Precautions to be taken
The longer you have diabetes, the more likely you are to develop this disease. As a result, the day you are diagnosed with diabetes, you should have your eyes, particularly the retina, checked for diabetes effects. Maintaining a healthy weight, eating well, and taking your medication while managing your diabetes can also help you delay or prevent eyesight loss.
Warning signs of poor vision
In the early stages of eye problems related to diabetes, there may be no warning signs. As a result, even if you don’t have any vision problems, it’s critical to get regular eye exams. The symptoms that may indicate the onset of diabetic eye disease include:
· Frequently changing glasses
· Difficulty reading newspapers or anything with a small font
· Trouble seeing faraway objects.
· Hazy/ cloudy vision
· Seeing dark floaters or spots in black or red
· Trouble seeing at night
· Redness or pain in your eye
The best ways you can help prevent eye problems caused by diabetes include:
1. Regularly monitor your eye health. To prevent eye problems related to diabetes, attend comprehensive annual eye checks and seek help from your ophthalmologist if changes arise or complications occur. The earlier an eye issue is detected, there are much better chances of preventing irreversible vision loss and the later stages of the disease.

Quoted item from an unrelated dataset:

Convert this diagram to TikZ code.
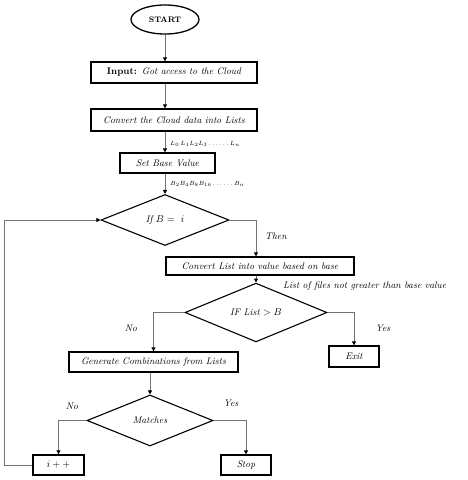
\documentclass[tikz,border=0pt]{standalone}
\usetikzlibrary{shapes.geometric,arrows.meta}
\begin{document}
\begin{tikzpicture}[x=1pt,y=-1pt,
  box/.style={draw=black,line width=1.3pt,rectangle,inner sep=0pt,font=\fontsize{9.6}{11}\selectfont\itshape},
  term/.style={draw=black,line width=1.3pt,ellipse,inner sep=0pt,minimum width=68pt,minimum height=29pt,font=\fontsize{8}{9}\selectfont\bfseries},
  dec/.style={draw=black,line width=1.1pt,diamond,inner sep=0pt,font=\fontsize{9.6}{11}\selectfont\itshape},
  arr/.style={draw=black!55,line width=0.9pt,-{Triangle[length=4pt,width=4pt,fill=black,color=black]}},
  lab/.style={font=\fontsize{9.6}{11}\selectfont\itshape,inner sep=0pt},
  slab/.style={font=\fontsize{6.5}{8}\selectfont,inner sep=0pt}]
\useasboundingbox (0,0) rectangle (468,480);

\node[term] (start) at (165,19.5) {START};
\node[box,minimum width=166pt,minimum height=21pt] (input) at (174,72.5) {\upshape\bfseries Input: \mdseries\itshape Got access to the Cloud};
\node[box,minimum width=166pt,minimum height=22pt] (conv) at (174,120) {Convert the Cloud data into Lists};
\node[box,minimum width=95pt,minimum height=20pt] (base) at (167.5,163) {Set Base Value};
\node[dec,minimum width=128pt,minimum height=51pt] (d1) at (165,220) {If $B =\ i$};
\node[box,minimum width=188pt,minimum height=18pt] (clist) at (260,266) {Convert List into value based on base};
\node[dec,minimum width=142pt,minimum height=49pt] (d2) at (256,312.5) {IF List $> B$};
\node[box,minimum width=169pt,minimum height=20pt] (gen) at (153.5,362) {Generate Combinations from Lists};
\node[box,minimum width=50pt,minimum height=21pt] (exit) at (354,356.5) {Exit};
\node[dec,minimum width=126pt,minimum height=51pt] (d3) at (150,420.5) {Matches};
\node[box,minimum width=51pt,minimum height=20pt] (ipp) at (58.5,465) {$i++$};
\node[box,minimum width=50pt,minimum height=20pt] (stop) at (246,465) {Stop};
\coordinate (loop) at (4,465);

\node[slab,anchor=west] (lL) at (170,144) {$L_0\,L_1 L_2 L_3 \ldots\ldots L_n$};
\node[slab,anchor=west] (lB) at (170,184) {$B_2 B_4 B_8 B_{16}\ldots\ldots B_n$};
\node[lab,anchor=west] (lthen) at (265,236) {Then};
\node[lab,anchor=west] (lfiles) at (283,286) {List of files not greater than base value};
\node[lab] (lno1) at (131,328) {No};
\node[lab] (lyes1) at (383,328) {Yes};
\node[lab] (lno2) at (72,406) {No};
\node[lab] (lyes2) at (231,403) {Yes};

\draw[arr] (start.south) -- (start.south |- input.north);
\draw[arr] (start.south |- input.south) -- (start.south |- conv.north);
\draw[arr] (start.south |- conv.south) -- (start.south |- base.north);
\draw[arr] (d1.north |- base.south) -- (d1.north);
\draw[arr] (d1.east) -| (d2.north |- clist.north);
\draw[arr] (d2.north |- clist.south) -- (d2.north);
\draw[arr] (d2.west) -| (gen.north);
\draw[arr] (d2.east) -| (exit.north);
\draw[arr] (d3.north |- gen.south) -- (d3.north);
\draw[arr] (d3.west) -| (ipp.north);
\draw[arr] (d3.east) -| (stop.north);
\draw[arr] (ipp.west) -- (loop) |- (d1.west);
\end{tikzpicture}
\end{document}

2. Control your blood sugar. In addition to getting your eyes checked, it’s also very important to manage your glucose levels in order to prevent deterioration and damage to the eye. Your healthcare provider can offer advice on how to keep your blood sugar levels normal and prevent fluctuations that can lead to diabetic eye diseases.
3. Lower your blood pressure and cholesterol. It is critical to understand that having high blood pressure or high cholesterol along with diabetes increases the progression of vision-related problems. So, it is preferable to maintain healthy blood pressure and cholesterol levels to lower the risk of diabetes-related eye problems. Ask your doctor for advice on how to manage your high blood pressure and cholesterol. Lest undiagnosed and untreated, these conditions can make diabetic eye disease worse.
4. Stop smoking. Smokers who also have diabetes are more likely to develop diabetic retinopathy. Smoking contributes to further damage to your eyes. So, it’s very important to stop smoking to lower your risk for diabetes-related eye diseases and improve your health in many other ways too.
5. Avoid harmful rays. For people with diabetes, it is important to protect yourself from the sun’s damaging rays by wearing sunglasses. This is because your eyes and your vision already face risks of diabetes-related eye complications. Exposure to these ultraviolet rays can speed up the progression of cataracts.
6. Get active. Engaging in regular physical activity not only improves glycemic control, but also protects your eyes from vision damage related to diabetes.
Diabetes is a silent killer that can seriously impact your visual health. The greatest method to reduce your risk of eye problems is to manage your diabetes. This entails maintaining healthy blood sugar levels to prevent complications. You can achieve this by engaging in regular exercise, maintaining a nutritious diet, carefully adhering to your physician’s recommendations for using insulin or other diabetic medications, and getting regular screenings for diabetic eye disease.
If you have diabetes, give your eyes extra attention and care, and keep your blood sugar under control to maintain healthy vision. Remember, vision loss from diabetes is preventable with timely interventions.